Adaptive Sharpness-Aware Pruning for Robust Sparse Networks

TL;DR

AdaSAP tackles the challenge of obtaining compact neural networks that remain robust to unseen input variations. It introduces a three-step framework that leverages adaptive weight perturbations to push pruned candidates into flat loss regions, performs structured channel pruning, and then enforces uniform flatness to encourage robustness. By tying pruning and robustness to the same sharpness objective, AdaSAP achieves superior robustness on ImageNet-C and ImageNet-V2, as well as improved mAP under corrupted conditions for object detection, across multiple architectures and pruning regimes.
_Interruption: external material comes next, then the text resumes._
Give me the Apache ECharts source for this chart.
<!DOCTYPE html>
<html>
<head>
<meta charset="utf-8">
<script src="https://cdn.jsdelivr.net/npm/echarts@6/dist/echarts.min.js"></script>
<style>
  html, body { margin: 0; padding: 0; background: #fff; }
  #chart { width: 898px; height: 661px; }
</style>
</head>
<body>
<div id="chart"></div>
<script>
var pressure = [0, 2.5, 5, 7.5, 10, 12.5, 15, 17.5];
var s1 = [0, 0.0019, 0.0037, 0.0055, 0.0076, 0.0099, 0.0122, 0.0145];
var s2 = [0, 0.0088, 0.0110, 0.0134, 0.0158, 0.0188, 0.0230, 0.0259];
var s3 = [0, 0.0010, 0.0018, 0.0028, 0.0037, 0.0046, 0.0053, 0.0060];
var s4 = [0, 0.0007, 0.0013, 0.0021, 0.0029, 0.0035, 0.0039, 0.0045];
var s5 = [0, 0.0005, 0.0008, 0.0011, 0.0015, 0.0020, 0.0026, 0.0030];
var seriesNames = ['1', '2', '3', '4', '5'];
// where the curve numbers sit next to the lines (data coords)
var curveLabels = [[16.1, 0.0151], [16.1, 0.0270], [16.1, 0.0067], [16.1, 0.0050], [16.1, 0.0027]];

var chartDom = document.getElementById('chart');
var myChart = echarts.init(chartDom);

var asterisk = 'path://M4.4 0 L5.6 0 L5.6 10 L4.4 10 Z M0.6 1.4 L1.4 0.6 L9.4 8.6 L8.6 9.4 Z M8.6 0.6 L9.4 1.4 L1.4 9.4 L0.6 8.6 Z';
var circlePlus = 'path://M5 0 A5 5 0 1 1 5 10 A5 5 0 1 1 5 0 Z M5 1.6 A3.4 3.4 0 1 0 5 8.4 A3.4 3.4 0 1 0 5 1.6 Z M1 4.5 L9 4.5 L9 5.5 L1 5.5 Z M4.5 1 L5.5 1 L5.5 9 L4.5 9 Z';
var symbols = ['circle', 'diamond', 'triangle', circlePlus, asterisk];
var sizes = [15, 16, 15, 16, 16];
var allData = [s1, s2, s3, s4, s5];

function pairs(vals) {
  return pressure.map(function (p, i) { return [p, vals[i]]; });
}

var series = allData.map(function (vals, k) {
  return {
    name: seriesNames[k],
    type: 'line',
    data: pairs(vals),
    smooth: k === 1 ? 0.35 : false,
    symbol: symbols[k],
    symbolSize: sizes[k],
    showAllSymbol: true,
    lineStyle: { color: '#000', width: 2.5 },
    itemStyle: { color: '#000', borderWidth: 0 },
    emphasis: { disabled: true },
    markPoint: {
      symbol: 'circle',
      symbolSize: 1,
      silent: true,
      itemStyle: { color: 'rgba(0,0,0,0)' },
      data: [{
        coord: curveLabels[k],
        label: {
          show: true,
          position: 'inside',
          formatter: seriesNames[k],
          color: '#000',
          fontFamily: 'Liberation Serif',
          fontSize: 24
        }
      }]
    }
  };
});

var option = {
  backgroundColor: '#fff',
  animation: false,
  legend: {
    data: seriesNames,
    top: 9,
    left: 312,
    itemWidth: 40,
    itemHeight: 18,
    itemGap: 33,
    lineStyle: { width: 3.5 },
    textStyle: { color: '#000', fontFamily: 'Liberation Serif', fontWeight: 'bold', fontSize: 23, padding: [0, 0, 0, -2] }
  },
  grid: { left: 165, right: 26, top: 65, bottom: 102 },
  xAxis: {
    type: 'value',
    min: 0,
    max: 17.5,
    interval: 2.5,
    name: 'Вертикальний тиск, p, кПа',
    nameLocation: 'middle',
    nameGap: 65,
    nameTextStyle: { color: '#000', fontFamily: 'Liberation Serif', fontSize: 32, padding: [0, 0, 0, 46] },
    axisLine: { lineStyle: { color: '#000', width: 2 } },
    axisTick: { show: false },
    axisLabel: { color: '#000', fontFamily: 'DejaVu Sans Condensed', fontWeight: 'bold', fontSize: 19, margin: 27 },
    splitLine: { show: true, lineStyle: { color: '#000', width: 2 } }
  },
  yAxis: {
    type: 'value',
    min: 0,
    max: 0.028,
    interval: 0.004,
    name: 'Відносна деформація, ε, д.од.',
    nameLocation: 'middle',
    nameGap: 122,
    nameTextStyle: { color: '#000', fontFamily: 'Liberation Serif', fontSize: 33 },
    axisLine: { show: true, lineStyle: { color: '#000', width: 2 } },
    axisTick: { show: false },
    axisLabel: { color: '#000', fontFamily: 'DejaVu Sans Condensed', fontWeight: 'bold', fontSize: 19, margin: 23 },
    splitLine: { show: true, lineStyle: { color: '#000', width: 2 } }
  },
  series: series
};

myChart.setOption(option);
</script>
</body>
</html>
The method is pruning-agnostic and demonstrates that sharpness-based optimization can bridge efficiency and generalization, with practical implications for deploying robust sparse models in real-world settings. The authors also provide thorough ablations and analysis of sharpness, explaining why flatter minima support both pruning pliancy and robustness improvements.

Abstract

Robustness and compactness are two essential attributes of deep learning models that are deployed in the real world. The goals of robustness and compactness may seem to be at odds, since robustness requires generalization across domains, while the process of compression exploits specificity in one domain. We introduce Adaptive Sharpness-Aware Pruning (AdaSAP), which unifies these goals through the lens of network sharpness. The AdaSAP method produces sparse networks that are robust to input variations which are unseen at training time. We achieve this by strategically incorporating weight perturbations in order to optimize the loss landscape. This allows the model to be both primed for pruning and regularized for improved robustness. AdaSAP improves the robust accuracy of pruned models on image classification by up to +6% on ImageNet C and +4% on ImageNet V2, and on object detection by +4% on a corrupted Pascal VOC dataset, over a wide range of compression ratios, pruning criteria, and network architectures, outperforming recent pruning art by large margins.

Figures (8)

• Figure 1: Robustness of pruned models trained on ImageNet-1K drastically degrades on ImageNet-C as pruning ratio increases for many SOTA pruning methods. AdaSAP reduces the degradation in robust performance relative to standard validation performance. We approach the grey dashed line, which indicates an ideal scenario in which robust performance does not degrade at higher rates than validation performance.
• Figure 2: AdaSAP is a three step process that takes as input a dense pretrained model and outputs a sparse robust model. The process can be used with any pruning method.
• Figure 3: (Left) Before pruning, encourage neurons that will be pruned to lie within a flat minimum, since their removal will affect the loss less. (Right) After pruning, promote robustness by encouraging flatness across the network.
• Figure 4: ImageNet C Dataset. Performance difference on various ImageNet C corruption types on models of varying sparsity. Accuracy improvement is the Top1 accuracy on a ResNet50 model trained and pruned using AdaSAP minus that of a Taylor pruned model.
• Figure 5: Pascal VOC-C dataset. Performance difference on various ImageNet C corruption types on models of varying sparsity. mAP improvement is the mAP of a ResNet50 model trained and pruned using AdaSAP minus that of a HALP pruned model.